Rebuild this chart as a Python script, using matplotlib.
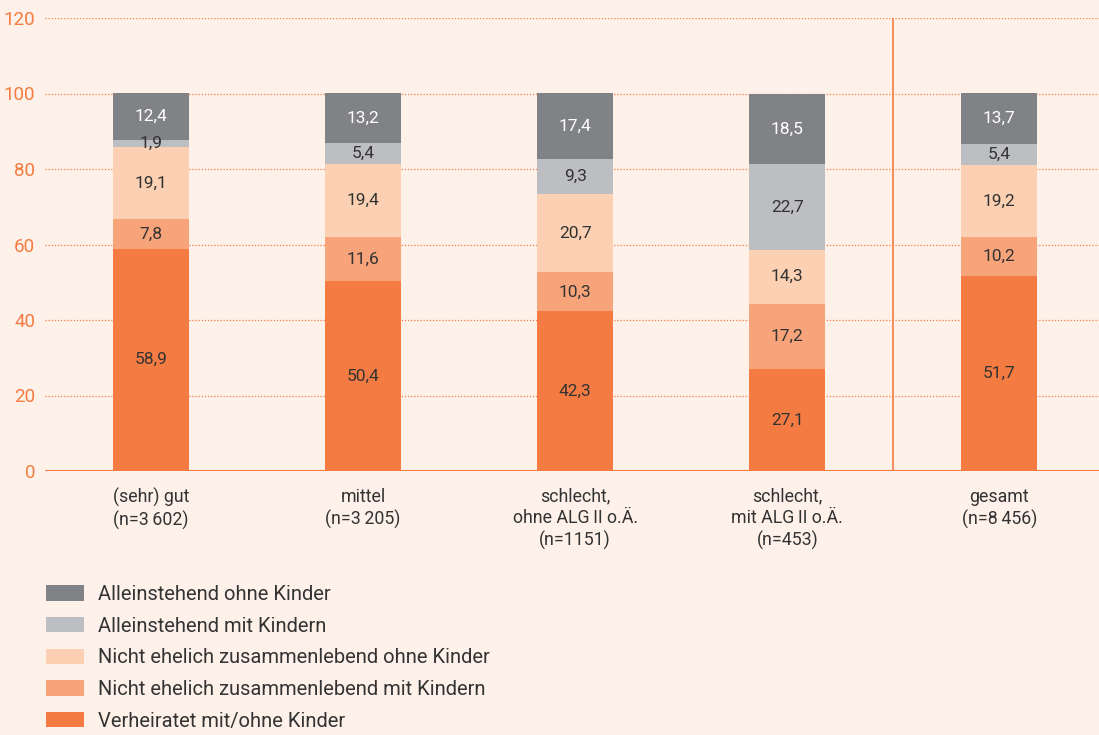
import numpy as np
import matplotlib.pyplot as plt
from matplotlib.patches import Patch

categories = ["(sehr) gut\n(n=3\u2009602)", "mittel\n(n=3\u2009205)",
              "schlecht,\nohne ALG\u2009II o.Ä.\n(n=1151)",
              "schlecht,\nmit ALG\u2009II o.Ä.\n(n=453)", "gesamt\n(n=8\u2009456)"]
series_names = ["Verheiratet mit/ohne Kinder",
                "Nicht ehelich zusammenlebend mit Kindern",
                "Nicht ehelich zusammenlebend ohne Kinder",
                "Alleinstehend mit Kindern",
                "Alleinstehend ohne Kinder"]
verheiratet = [58.9, 50.4, 42.3, 27.1, 51.7]
ne_mit = [7.8, 11.6, 10.3, 17.2, 10.2]
ne_ohne = [19.1, 19.4, 20.7, 14.3, 19.2]
allein_mit = [1.9, 5.4, 9.3, 22.7, 5.4]
allein_ohne = [12.4, 13.2, 17.4, 18.5, 13.7]
values = [verheiratet, ne_mit, ne_ohne, allein_mit, allein_ohne]

colors = ["#f47c42", "#f7a47a", "#fcd0b2", "#bdbec1", "#818285"]
text_colors = ["#333333", "#333333", "#333333", "#333333", "#ffffff"]
bg = "#fdf1e9"
orange = "#f47c42"

plt.rcParams['font.family'] = ['Roboto', 'DejaVu Sans']

fig = plt.figure(figsize=(10.99, 7.35), dpi=100, facecolor=bg)
ax = fig.add_axes([45 / 1099, 1 - 471 / 735, 1 - 45 / 1099, (471 - 18) / 735])
ax.set_facecolor(bg)

x = np.arange(len(categories))
bottom = np.zeros(len(categories))
for vals, c, tc in zip(values, colors, text_colors):
    vals = np.array(vals)
    ax.bar(x, vals, bottom=bottom, width=0.36, color=c, zorder=3)
    for xi, b, v in zip(x, bottom, vals):
        ax.text(xi, b + v / 2, f"{v:.1f}".replace(".", ","), ha="center",
                va="center", fontsize=12.5, color=tc, zorder=4)
    bottom += vals

ax.set_xlim(-0.5, 4.47)
ax.set_ylim(0, 120)
ax.set_yticks(range(0, 121, 20))
ax.tick_params(axis="y", length=0, labelcolor=orange, labelsize=13.5, pad=7)
ax.tick_params(axis="x", length=0, labelcolor="#333333", labelsize=12.8, pad=12)
ax.set_xticks(x)
ax.set_xticklabels(categories, linespacing=1.25, va="top")
for y in range(20, 121, 20):
    ax.axhline(y, color=orange, lw=0.9, ls=(0, (1, 1.5)), zorder=1)
ax.axhline(0, color=orange, lw=1.5, zorder=5)
ax.axvline(3.5, color=orange, lw=1.2, zorder=2)
for s in ax.spines.values():
    s.set_visible(False)

handles = [Patch(facecolor=c, edgecolor="none") for c in colors[::-1]]
leg = fig.legend(handles, series_names[::-1], loc="upper left",
                 bbox_to_anchor=(46 / 1099, 1 - 585 / 735), frameon=False,
                 fontsize=14.5, handlelength=1.9, handleheight=0.8,
                 labelspacing=0.63, handletextpad=0.7, borderaxespad=0,
                 borderpad=0)
for t in leg.get_texts():
    t.set_color("#333333")

fig.savefig("out.png", dpi=100, facecolor=bg)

* _WRITTEN PROBLEM_
Skip the pictures, then retype every line above exactly.

* _SOLVED EXERCISE_
Rebuild this chart as a Python script, using matplotlib.
import numpy as np
import matplotlib.pyplot as plt
from matplotlib.patches import Patch

categories = ["(sehr) gut\n(n=3\u2009602)", "mittel\n(n=3\u2009205)",
              "schlecht,\nohne ALG\u2009II o.Ä.\n(n=1151)",
              "schlecht,\nmit ALG\u2009II o.Ä.\n(n=453)", "gesamt\n(n=8\u2009456)"]
series_names = ["Verheiratet mit/ohne Kinder",
                "Nicht ehelich zusammenlebend mit Kindern",
                "Nicht ehelich zusammenlebend ohne Kinder",
                "Alleinstehend mit Kindern",
                "Alleinstehend ohne Kinder"]
verheiratet = [58.9, 50.4, 42.3, 27.1, 51.7]
ne_mit = [7.8, 11.6, 10.3, 17.2, 10.2]
ne_ohne = [19.1, 19.4, 20.7, 14.3, 19.2]
allein_mit = [1.9, 5.4, 9.3, 22.7, 5.4]
allein_ohne = [12.4, 13.2, 17.4, 18.5, 13.7]
values = [verheiratet, ne_mit, ne_ohne, allein_mit, allein_ohne]

colors = ["#f47c42", "#f7a47a", "#fcd0b2", "#bdbec1", "#818285"]
text_colors = ["#333333", "#333333", "#333333", "#333333", "#ffffff"]
bg = "#fdf1e9"
orange = "#f47c42"

plt.rcParams['font.family'] = ['Roboto', 'DejaVu Sans']

fig = plt.figure(figsize=(10.99, 7.35), dpi=100, facecolor=bg)
ax = fig.add_axes([45 / 1099, 1 - 471 / 735, 1 - 45 / 1099, (471 - 18) / 735])
ax.set_facecolor(bg)

x = np.arange(len(categories))
bottom = np.zeros(len(categories))
for vals, c, tc in zip(values, colors, text_colors):
    vals = np.array(vals)
    ax.bar(x, vals, bottom=bottom, width=0.36, color=c, zorder=3)
    for xi, b, v in zip(x, bottom, vals):
        ax.text(xi, b + v / 2, f"{v:.1f}".replace(".", ","), ha="center",
                va="center", fontsize=12.5, color=tc, zorder=4)
    bottom += vals

ax.set_xlim(-0.5, 4.47)
ax.set_ylim(0, 120)
ax.set_yticks(range(0, 121, 20))
ax.tick_params(axis="y", length=0, labelcolor=orange, labelsize=13.5, pad=7)
ax.tick_params(axis="x", length=0, labelcolor="#333333", labelsize=12.8, pad=12)
ax.set_xticks(x)
ax.set_xticklabels(categories, linespacing=1.25, va="top")
for y in range(20, 121, 20):
    ax.axhline(y, color=orange, lw=0.9, ls=(0, (1, 1.5)), zorder=1)
ax.axhline(0, color=orange, lw=1.5, zorder=5)
ax.axvline(3.5, color=orange, lw=1.2, zorder=2)
for s in ax.spines.values():
    s.set_visible(False)

handles = [Patch(facecolor=c, edgecolor="none") for c in colors[::-1]]
leg = fig.legend(handles, series_names[::-1], loc="upper left",
                 bbox_to_anchor=(46 / 1099, 1 - 585 / 735), frameon=False,
                 fontsize=14.5, handlelength=1.9, handleheight=0.8,
                 labelspacing=0.63, handletextpad=0.7, borderaxespad=0,
                 borderpad=0)
for t in leg.get_texts():
    t.set_color("#333333")

fig.savefig("out.png", dpi=100, facecolor=bg)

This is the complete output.